Set down word for word each line from the start of the listing through the line that contains "ya = p.yaxis[0]", both included.

★ ★ ★ ★ ★ ★ ★

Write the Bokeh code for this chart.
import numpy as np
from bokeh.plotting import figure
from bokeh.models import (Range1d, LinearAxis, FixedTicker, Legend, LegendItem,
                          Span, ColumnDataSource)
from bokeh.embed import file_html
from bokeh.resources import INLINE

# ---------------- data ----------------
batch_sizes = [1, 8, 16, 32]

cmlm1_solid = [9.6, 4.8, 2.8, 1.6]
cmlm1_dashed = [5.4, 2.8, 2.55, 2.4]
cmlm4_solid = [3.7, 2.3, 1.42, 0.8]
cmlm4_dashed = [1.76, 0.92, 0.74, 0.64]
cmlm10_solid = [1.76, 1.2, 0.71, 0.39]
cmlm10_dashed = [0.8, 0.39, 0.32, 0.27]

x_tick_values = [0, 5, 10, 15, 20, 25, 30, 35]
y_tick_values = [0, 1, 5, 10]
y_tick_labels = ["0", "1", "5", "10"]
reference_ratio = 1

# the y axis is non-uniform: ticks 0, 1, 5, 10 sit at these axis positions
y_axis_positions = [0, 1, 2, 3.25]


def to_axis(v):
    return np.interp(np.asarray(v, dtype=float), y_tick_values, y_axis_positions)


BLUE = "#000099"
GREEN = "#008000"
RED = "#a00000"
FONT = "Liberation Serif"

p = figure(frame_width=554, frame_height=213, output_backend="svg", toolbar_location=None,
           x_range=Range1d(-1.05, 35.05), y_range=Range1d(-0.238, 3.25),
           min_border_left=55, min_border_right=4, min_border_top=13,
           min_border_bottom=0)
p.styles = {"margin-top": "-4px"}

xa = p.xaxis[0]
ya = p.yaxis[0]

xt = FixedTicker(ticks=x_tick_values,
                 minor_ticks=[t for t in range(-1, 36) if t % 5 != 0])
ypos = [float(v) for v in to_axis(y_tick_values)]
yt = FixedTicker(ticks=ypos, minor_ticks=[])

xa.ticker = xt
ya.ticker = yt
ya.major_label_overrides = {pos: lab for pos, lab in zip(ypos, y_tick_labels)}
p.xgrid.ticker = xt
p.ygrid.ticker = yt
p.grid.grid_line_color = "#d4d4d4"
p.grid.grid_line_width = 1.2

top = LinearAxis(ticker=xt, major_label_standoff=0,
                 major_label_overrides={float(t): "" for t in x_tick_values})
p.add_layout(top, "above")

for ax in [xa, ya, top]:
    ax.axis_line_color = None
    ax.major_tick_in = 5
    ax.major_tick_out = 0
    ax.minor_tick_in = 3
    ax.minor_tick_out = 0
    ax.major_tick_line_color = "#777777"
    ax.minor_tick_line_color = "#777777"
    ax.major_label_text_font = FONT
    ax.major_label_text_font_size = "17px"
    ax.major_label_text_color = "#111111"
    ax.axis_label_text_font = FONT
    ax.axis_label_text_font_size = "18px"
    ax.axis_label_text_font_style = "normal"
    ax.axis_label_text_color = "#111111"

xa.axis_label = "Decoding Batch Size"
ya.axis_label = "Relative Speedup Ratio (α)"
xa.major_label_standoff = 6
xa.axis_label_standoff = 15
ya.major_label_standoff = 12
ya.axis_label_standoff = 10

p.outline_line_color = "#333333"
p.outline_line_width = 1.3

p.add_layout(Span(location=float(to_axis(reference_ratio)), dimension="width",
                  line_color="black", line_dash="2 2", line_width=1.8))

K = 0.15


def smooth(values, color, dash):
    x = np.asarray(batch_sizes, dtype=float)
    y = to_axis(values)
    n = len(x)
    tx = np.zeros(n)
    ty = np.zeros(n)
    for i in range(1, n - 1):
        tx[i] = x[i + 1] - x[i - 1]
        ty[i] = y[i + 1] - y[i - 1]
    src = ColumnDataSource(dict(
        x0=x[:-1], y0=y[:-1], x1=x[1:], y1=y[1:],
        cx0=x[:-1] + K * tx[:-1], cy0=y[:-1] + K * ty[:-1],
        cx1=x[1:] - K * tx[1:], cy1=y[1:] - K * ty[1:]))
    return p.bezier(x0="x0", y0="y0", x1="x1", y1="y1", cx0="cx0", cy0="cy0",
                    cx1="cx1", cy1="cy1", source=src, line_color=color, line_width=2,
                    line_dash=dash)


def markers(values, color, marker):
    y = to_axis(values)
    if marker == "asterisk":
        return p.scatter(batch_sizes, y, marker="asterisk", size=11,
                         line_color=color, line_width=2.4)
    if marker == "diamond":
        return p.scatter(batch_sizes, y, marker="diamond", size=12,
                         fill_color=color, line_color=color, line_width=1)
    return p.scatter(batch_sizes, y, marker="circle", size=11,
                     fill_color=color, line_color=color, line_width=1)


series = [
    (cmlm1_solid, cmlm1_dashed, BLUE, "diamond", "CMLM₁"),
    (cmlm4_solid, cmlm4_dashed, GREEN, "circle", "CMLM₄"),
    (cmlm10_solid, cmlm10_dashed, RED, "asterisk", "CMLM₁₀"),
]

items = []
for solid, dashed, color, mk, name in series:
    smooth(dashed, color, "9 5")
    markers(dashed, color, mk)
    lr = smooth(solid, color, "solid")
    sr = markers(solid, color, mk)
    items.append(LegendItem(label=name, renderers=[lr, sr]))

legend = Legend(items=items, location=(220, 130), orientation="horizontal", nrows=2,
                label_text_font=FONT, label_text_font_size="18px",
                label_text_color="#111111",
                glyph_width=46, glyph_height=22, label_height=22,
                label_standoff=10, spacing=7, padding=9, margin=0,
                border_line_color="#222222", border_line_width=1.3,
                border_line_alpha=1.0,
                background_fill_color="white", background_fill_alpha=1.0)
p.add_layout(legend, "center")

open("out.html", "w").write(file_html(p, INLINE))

★ ★ ★ ★ ★ ★ ★

SOLUTION BELOW.
Write the Bokeh code for this chart.
import numpy as np
from bokeh.plotting import figure
from bokeh.models import (Range1d, LinearAxis, FixedTicker, Legend, LegendItem,
                          Span, ColumnDataSource)
from bokeh.embed import file_html
from bokeh.resources import INLINE

# ---------------- data ----------------
batch_sizes = [1, 8, 16, 32]

cmlm1_solid = [9.6, 4.8, 2.8, 1.6]
cmlm1_dashed = [5.4, 2.8, 2.55, 2.4]
cmlm4_solid = [3.7, 2.3, 1.42, 0.8]
cmlm4_dashed = [1.76, 0.92, 0.74, 0.64]
cmlm10_solid = [1.76, 1.2, 0.71, 0.39]
cmlm10_dashed = [0.8, 0.39, 0.32, 0.27]

x_tick_values = [0, 5, 10, 15, 20, 25, 30, 35]
y_tick_values = [0, 1, 5, 10]
y_tick_labels = ["0", "1", "5", "10"]
reference_ratio = 1

# the y axis is non-uniform: ticks 0, 1, 5, 10 sit at these axis positions
y_axis_positions = [0, 1, 2, 3.25]


def to_axis(v):
    return np.interp(np.asarray(v, dtype=float), y_tick_values, y_axis_positions)


BLUE = "#000099"
GREEN = "#008000"
RED = "#a00000"
FONT = "Liberation Serif"

p = figure(frame_width=554, frame_height=213, output_backend="svg", toolbar_location=None,
           x_range=Range1d(-1.05, 35.05), y_range=Range1d(-0.238, 3.25),
           min_border_left=55, min_border_right=4, min_border_top=13,
           min_border_bottom=0)
p.styles = {"margin-top": "-4px"}

xa = p.xaxis[0]
ya = p.yaxis[0]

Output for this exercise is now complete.